-------- Collected data --------

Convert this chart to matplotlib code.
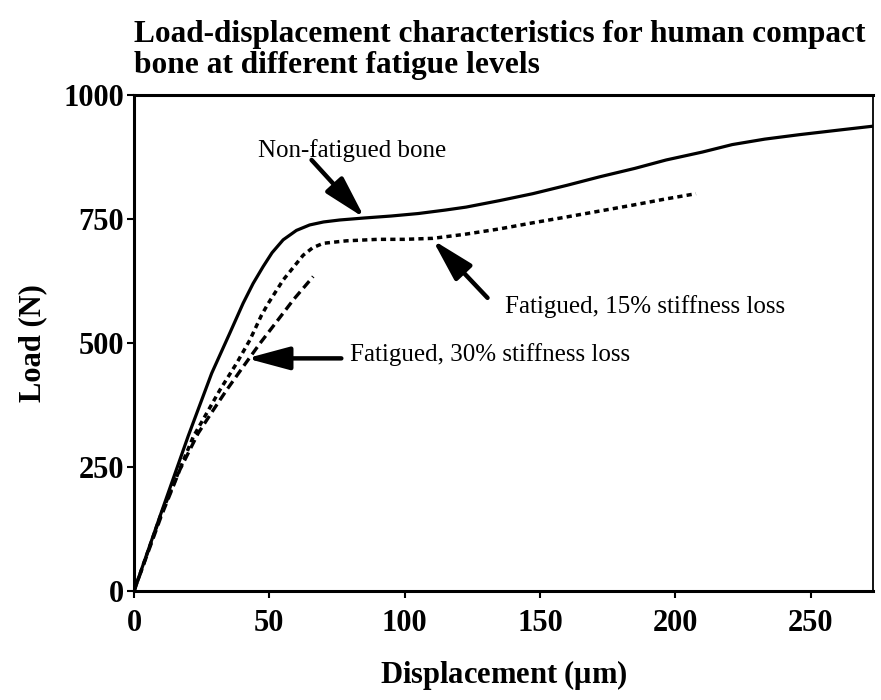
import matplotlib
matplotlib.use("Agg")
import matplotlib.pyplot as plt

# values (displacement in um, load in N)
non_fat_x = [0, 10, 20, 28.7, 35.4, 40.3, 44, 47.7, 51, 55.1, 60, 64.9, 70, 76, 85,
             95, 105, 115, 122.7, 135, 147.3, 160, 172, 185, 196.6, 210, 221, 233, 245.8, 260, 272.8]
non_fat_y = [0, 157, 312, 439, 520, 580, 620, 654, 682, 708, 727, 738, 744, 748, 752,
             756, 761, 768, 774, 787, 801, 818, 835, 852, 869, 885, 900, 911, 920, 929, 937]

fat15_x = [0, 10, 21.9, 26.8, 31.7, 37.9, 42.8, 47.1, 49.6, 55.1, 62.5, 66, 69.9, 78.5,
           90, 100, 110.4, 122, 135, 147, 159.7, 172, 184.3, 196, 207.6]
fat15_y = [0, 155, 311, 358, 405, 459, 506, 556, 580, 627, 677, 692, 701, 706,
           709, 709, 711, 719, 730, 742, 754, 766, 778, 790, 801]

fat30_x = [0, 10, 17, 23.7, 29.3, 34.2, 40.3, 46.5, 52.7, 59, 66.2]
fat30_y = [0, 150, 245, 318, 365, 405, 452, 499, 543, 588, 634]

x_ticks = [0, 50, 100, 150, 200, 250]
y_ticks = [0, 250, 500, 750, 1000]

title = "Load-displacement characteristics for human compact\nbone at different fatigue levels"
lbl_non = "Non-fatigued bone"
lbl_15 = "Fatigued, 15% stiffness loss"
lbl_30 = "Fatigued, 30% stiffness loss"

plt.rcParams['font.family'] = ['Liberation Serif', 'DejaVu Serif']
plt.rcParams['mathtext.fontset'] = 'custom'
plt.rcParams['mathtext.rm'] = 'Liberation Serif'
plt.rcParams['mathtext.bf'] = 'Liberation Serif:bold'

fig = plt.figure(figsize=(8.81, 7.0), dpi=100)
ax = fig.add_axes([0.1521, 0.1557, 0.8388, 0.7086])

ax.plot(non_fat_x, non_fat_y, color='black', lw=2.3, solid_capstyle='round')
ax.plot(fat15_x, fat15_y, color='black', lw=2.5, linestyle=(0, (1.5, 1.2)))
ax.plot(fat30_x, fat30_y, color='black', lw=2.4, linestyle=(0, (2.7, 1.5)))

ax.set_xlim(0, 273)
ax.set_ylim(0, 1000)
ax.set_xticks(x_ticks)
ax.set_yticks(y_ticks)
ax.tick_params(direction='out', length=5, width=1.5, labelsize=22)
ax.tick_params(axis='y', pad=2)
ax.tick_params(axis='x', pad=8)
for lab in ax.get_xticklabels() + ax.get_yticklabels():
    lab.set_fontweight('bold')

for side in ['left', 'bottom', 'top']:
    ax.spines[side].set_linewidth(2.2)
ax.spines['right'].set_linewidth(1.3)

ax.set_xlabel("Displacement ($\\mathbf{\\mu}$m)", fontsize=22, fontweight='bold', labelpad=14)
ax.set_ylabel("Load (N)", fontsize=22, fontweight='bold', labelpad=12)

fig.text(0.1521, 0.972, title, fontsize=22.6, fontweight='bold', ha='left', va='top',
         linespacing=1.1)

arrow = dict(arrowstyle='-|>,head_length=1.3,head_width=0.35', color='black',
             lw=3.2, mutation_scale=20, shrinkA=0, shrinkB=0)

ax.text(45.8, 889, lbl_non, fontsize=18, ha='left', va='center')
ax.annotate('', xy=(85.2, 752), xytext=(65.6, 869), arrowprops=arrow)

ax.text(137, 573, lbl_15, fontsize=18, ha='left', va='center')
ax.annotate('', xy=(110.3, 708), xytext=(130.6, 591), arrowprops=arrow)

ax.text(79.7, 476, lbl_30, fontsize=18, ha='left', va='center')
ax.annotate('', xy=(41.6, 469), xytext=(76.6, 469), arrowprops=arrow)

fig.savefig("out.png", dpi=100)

--------

Exercise details » Using the material above, set down every line exactly, but skip the pictures.

Finished exercise »
Convert this chart to matplotlib code.
import matplotlib
matplotlib.use("Agg")
import matplotlib.pyplot as plt

# values (displacement in um, load in N)
non_fat_x = [0, 10, 20, 28.7, 35.4, 40.3, 44, 47.7, 51, 55.1, 60, 64.9, 70, 76, 85,
             95, 105, 115, 122.7, 135, 147.3, 160, 172, 185, 196.6, 210, 221, 233, 245.8, 260, 272.8]
non_fat_y = [0, 157, 312, 439, 520, 580, 620, 654, 682, 708, 727, 738, 744, 748, 752,
             756, 761, 768, 774, 787, 801, 818, 835, 852, 869, 885, 900, 911, 920, 929, 937]

fat15_x = [0, 10, 21.9, 26.8, 31.7, 37.9, 42.8, 47.1, 49.6, 55.1, 62.5, 66, 69.9, 78.5,
           90, 100, 110.4, 122, 135, 147, 159.7, 172, 184.3, 196, 207.6]
fat15_y = [0, 155, 311, 358, 405, 459, 506, 556, 580, 627, 677, 692, 701, 706,
           709, 709, 711, 719, 730, 742, 754, 766, 778, 790, 801]

fat30_x = [0, 10, 17, 23.7, 29.3, 34.2, 40.3, 46.5, 52.7, 59, 66.2]
fat30_y = [0, 150, 245, 318, 365, 405, 452, 499, 543, 588, 634]

x_ticks = [0, 50, 100, 150, 200, 250]
y_ticks = [0, 250, 500, 750, 1000]

title = "Load-displacement characteristics for human compact\nbone at different fatigue levels"
lbl_non = "Non-fatigued bone"
lbl_15 = "Fatigued, 15% stiffness loss"
lbl_30 = "Fatigued, 30% stiffness loss"

plt.rcParams['font.family'] = ['Liberation Serif', 'DejaVu Serif']
plt.rcParams['mathtext.fontset'] = 'custom'
plt.rcParams['mathtext.rm'] = 'Liberation Serif'
plt.rcParams['mathtext.bf'] = 'Liberation Serif:bold'

fig = plt.figure(figsize=(8.81, 7.0), dpi=100)
ax = fig.add_axes([0.1521, 0.1557, 0.8388, 0.7086])

ax.plot(non_fat_x, non_fat_y, color='black', lw=2.3, solid_capstyle='round')
ax.plot(fat15_x, fat15_y, color='black', lw=2.5, linestyle=(0, (1.5, 1.2)))
ax.plot(fat30_x, fat30_y, color='black', lw=2.4, linestyle=(0, (2.7, 1.5)))

ax.set_xlim(0, 273)
ax.set_ylim(0, 1000)
ax.set_xticks(x_ticks)
ax.set_yticks(y_ticks)
ax.tick_params(direction='out', length=5, width=1.5, labelsize=22)
ax.tick_params(axis='y', pad=2)
ax.tick_params(axis='x', pad=8)
for lab in ax.get_xticklabels() + ax.get_yticklabels():
    lab.set_fontweight('bold')

for side in ['left', 'bottom', 'top']:
    ax.spines[side].set_linewidth(2.2)
ax.spines['right'].set_linewidth(1.3)

ax.set_xlabel("Displacement ($\\mathbf{\\mu}$m)", fontsize=22, fontweight='bold', labelpad=14)
ax.set_ylabel("Load (N)", fontsize=22, fontweight='bold', labelpad=12)

fig.text(0.1521, 0.972, title, fontsize=22.6, fontweight='bold', ha='left', va='top',
         linespacing=1.1)

arrow = dict(arrowstyle='-|>,head_length=1.3,head_width=0.35', color='black',
             lw=3.2, mutation_scale=20, shrinkA=0, shrinkB=0)

ax.text(45.8, 889, lbl_non, fontsize=18, ha='left', va='center')
ax.annotate('', xy=(85.2, 752), xytext=(65.6, 869), arrowprops=arrow)

ax.text(137, 573, lbl_15, fontsize=18, ha='left', va='center')
ax.annotate('', xy=(110.3, 708), xytext=(130.6, 591), arrowprops=arrow)

ax.text(79.7, 476, lbl_30, fontsize=18, ha='left', va='center')
ax.annotate('', xy=(41.6, 469), xytext=(76.6, 469), arrowprops=arrow)

fig.savefig("out.png", dpi=100)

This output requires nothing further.